### WHAT THIS TASK INVOLVES
Reproduce, word for word, only the lines from the one containing "Clone this chart in matplotlib." through the one containing "from matplotlib.patches import Rectangle", both included.

### DATA FOR THE TASK

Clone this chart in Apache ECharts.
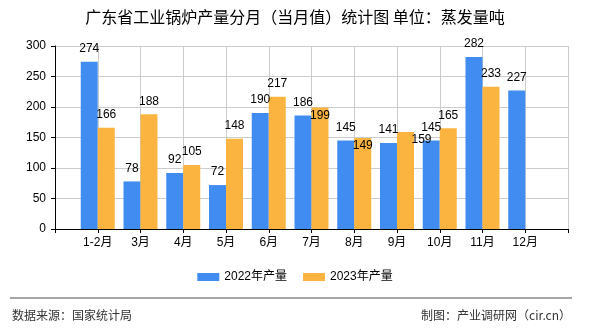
...
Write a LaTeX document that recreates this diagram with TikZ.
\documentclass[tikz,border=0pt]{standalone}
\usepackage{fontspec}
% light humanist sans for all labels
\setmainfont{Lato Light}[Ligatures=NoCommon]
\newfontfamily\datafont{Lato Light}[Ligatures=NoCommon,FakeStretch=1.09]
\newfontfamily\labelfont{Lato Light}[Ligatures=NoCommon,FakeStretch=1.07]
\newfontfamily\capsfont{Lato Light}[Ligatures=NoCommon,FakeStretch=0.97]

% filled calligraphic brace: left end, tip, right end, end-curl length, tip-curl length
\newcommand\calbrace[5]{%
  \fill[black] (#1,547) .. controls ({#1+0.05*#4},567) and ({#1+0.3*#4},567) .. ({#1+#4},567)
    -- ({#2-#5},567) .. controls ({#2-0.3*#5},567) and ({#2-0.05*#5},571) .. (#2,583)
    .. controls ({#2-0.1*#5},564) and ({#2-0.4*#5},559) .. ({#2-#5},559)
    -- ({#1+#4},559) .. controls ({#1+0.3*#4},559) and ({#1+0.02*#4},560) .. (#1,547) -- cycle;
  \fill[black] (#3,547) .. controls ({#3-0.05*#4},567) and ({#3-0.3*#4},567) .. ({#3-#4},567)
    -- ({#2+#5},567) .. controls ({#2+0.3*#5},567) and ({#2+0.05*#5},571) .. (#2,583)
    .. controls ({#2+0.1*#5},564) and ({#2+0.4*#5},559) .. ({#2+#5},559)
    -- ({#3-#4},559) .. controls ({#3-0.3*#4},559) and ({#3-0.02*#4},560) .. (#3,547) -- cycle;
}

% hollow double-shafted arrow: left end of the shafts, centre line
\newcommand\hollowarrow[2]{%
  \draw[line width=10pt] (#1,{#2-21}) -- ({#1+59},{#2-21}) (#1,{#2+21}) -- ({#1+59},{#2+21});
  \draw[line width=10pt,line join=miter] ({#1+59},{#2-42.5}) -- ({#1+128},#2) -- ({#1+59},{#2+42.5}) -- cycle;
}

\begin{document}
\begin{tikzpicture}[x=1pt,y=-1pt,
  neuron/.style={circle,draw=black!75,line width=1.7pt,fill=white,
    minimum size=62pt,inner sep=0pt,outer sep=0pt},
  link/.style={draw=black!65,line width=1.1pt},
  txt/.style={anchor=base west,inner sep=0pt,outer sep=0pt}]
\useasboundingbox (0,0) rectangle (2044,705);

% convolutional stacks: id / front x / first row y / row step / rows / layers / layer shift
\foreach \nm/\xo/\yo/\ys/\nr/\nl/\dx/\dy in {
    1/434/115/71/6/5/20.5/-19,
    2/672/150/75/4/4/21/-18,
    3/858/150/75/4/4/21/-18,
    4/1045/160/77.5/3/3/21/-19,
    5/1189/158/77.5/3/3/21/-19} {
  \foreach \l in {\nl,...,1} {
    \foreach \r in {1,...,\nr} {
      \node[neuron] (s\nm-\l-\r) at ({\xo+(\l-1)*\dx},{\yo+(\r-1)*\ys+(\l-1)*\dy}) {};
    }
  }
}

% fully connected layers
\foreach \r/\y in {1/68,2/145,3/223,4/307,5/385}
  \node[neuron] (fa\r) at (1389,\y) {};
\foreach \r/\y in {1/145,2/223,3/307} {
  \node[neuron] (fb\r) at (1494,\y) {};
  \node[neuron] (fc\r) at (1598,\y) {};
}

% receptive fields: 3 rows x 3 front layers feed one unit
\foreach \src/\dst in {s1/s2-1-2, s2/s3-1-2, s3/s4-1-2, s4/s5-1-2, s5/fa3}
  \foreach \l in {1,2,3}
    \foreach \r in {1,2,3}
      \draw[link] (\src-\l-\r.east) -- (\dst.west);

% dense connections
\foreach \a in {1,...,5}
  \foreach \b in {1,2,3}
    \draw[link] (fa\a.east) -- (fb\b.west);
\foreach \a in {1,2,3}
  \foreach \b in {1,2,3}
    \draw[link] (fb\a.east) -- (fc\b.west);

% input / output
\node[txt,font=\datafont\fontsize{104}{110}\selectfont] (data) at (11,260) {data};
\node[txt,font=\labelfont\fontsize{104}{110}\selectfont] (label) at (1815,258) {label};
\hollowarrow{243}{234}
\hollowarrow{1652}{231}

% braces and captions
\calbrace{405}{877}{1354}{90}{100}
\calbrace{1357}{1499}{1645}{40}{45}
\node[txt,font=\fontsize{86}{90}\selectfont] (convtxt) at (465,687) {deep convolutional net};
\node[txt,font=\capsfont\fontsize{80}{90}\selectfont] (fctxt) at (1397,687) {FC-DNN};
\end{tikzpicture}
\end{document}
==
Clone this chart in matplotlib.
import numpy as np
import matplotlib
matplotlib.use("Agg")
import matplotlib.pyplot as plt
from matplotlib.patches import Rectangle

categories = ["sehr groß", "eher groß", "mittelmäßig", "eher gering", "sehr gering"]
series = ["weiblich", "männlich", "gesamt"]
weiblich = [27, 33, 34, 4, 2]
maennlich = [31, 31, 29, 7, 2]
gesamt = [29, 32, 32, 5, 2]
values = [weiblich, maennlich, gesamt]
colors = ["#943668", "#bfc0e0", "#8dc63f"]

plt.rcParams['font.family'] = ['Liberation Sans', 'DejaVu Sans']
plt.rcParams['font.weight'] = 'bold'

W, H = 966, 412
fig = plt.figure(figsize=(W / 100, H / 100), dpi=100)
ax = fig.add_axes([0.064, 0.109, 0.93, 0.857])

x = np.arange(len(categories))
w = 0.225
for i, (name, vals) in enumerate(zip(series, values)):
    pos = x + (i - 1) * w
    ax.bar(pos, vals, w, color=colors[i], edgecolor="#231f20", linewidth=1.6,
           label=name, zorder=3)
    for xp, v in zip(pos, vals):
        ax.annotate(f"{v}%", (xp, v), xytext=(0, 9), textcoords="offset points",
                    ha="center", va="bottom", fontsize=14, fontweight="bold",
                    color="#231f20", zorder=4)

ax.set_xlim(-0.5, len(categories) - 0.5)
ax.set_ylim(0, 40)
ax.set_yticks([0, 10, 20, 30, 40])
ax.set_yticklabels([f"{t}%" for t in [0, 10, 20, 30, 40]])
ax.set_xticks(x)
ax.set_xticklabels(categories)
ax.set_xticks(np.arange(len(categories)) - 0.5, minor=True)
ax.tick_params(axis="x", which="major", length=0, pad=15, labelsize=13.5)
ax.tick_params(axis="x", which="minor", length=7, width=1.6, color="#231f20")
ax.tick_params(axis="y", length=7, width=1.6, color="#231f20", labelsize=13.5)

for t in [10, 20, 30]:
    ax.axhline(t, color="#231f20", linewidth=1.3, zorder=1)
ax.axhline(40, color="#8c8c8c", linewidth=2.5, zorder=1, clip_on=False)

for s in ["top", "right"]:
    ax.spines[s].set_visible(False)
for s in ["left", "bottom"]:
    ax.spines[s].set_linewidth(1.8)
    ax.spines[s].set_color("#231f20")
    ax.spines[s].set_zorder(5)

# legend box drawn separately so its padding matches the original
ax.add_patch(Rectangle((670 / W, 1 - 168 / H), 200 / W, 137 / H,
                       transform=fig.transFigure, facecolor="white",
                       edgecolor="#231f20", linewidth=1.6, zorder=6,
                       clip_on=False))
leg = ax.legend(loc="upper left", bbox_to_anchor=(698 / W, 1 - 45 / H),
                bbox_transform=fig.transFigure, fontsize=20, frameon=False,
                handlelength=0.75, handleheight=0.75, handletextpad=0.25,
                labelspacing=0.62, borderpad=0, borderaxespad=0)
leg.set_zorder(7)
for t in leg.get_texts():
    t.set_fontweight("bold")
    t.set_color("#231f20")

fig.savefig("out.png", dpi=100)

### EXERCISE ANSWER
Clone this chart in matplotlib.
import numpy as np
import matplotlib
matplotlib.use("Agg")
import matplotlib.pyplot as plt
from matplotlib.patches import Rectangle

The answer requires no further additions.